* start *

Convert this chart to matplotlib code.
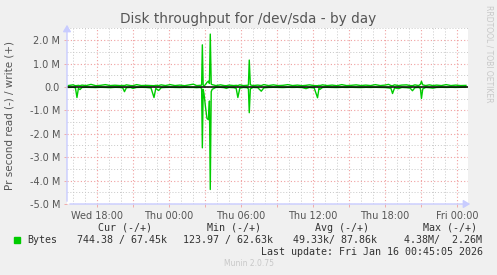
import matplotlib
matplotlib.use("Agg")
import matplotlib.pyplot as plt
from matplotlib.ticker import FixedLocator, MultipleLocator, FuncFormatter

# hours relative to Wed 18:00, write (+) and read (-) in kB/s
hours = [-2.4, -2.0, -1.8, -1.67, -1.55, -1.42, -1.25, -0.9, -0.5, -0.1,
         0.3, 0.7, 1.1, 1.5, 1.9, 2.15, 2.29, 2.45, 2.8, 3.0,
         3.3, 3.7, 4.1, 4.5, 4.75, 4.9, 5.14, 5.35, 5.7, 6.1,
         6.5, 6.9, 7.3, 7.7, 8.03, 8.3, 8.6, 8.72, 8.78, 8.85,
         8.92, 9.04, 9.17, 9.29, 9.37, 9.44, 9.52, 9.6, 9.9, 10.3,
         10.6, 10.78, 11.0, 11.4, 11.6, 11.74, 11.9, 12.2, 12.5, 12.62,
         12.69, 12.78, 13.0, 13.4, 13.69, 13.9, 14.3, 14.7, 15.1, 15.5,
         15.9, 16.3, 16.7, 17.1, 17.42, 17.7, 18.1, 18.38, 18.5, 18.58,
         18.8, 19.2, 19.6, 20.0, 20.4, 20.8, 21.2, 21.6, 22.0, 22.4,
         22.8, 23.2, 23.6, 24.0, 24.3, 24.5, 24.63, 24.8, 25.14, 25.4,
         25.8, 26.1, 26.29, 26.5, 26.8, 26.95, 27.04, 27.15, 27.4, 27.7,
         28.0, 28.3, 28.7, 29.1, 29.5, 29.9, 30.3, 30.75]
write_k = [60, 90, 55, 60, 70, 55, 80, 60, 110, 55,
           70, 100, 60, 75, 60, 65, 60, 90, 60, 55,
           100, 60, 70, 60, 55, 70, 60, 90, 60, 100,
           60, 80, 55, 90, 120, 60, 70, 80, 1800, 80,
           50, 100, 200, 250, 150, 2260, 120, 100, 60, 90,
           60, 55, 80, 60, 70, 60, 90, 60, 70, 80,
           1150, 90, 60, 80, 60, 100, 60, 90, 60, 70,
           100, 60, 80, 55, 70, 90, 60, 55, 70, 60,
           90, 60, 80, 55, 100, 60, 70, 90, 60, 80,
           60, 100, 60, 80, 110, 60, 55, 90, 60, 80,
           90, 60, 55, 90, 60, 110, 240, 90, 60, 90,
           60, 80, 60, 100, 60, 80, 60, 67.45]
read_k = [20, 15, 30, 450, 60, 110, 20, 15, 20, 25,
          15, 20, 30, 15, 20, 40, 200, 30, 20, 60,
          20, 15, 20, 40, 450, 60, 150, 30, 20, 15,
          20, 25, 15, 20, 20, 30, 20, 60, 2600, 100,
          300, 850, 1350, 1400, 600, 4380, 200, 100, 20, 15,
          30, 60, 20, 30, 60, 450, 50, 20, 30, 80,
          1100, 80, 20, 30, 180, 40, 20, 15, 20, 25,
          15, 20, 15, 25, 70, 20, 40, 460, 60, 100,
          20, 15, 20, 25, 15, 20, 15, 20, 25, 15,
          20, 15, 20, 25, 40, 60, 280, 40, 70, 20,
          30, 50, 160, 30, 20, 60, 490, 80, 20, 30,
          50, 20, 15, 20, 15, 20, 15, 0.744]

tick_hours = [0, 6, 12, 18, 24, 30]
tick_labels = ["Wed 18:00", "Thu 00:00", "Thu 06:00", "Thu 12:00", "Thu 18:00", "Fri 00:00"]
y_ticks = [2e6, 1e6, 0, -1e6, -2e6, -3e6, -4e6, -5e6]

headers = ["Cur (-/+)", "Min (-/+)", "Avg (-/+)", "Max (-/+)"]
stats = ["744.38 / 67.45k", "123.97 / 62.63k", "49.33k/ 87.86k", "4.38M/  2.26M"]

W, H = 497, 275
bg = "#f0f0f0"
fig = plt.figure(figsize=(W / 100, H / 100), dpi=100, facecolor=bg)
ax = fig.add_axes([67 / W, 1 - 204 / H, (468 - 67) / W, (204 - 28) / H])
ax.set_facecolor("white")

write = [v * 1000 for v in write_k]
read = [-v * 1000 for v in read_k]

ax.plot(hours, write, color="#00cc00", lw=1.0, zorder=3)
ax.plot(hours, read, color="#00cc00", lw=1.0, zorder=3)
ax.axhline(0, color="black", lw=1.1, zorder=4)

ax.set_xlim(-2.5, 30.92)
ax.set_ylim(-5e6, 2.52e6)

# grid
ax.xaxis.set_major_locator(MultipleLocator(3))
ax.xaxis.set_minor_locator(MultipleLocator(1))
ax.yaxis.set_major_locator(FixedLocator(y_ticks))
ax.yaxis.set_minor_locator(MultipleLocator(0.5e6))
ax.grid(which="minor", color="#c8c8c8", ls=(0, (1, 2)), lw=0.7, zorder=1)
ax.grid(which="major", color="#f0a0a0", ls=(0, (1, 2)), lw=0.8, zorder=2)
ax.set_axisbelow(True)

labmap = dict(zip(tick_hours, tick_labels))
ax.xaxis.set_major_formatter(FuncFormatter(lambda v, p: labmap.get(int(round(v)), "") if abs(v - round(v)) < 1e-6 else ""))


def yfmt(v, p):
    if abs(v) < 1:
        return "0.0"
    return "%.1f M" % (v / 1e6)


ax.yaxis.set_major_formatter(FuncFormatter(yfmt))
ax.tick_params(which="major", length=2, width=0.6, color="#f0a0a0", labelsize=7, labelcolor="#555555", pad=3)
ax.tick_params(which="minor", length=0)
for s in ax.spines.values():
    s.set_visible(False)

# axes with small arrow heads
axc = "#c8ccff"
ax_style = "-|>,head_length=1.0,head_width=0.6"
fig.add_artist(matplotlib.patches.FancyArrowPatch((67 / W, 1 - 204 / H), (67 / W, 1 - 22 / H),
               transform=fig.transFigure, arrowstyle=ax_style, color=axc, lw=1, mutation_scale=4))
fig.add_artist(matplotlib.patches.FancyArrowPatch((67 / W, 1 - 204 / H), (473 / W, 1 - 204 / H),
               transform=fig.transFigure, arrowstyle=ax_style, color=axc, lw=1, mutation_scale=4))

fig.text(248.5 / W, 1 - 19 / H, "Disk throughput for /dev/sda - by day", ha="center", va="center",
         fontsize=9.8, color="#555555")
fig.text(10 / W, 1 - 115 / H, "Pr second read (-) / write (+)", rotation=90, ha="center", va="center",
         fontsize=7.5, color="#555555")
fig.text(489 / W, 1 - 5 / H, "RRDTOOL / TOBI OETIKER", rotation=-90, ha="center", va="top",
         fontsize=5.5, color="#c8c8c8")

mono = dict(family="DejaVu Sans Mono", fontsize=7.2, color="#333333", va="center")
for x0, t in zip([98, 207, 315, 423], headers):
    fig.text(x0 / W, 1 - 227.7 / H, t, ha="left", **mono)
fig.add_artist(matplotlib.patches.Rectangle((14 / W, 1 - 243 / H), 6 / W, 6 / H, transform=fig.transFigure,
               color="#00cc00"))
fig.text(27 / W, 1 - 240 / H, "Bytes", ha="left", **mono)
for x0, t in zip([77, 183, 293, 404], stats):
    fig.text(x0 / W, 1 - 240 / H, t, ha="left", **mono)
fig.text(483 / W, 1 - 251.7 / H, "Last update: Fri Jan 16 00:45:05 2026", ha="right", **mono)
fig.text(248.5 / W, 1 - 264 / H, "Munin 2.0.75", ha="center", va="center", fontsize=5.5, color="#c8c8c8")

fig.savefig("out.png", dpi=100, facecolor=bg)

* end *

● OBJECTIVE:
Repeat exactly and only the lines from the start of the data above through the line that holds "from matplotlib.ticker import", inclusive. Pictures do not belong in the copy.

● RESPONSE TO THE EXERCISE:
Convert this chart to matplotlib code.
import matplotlib
matplotlib.use("Agg")
import matplotlib.pyplot as plt
from matplotlib.ticker import FixedLocator, MultipleLocator, FuncFormatter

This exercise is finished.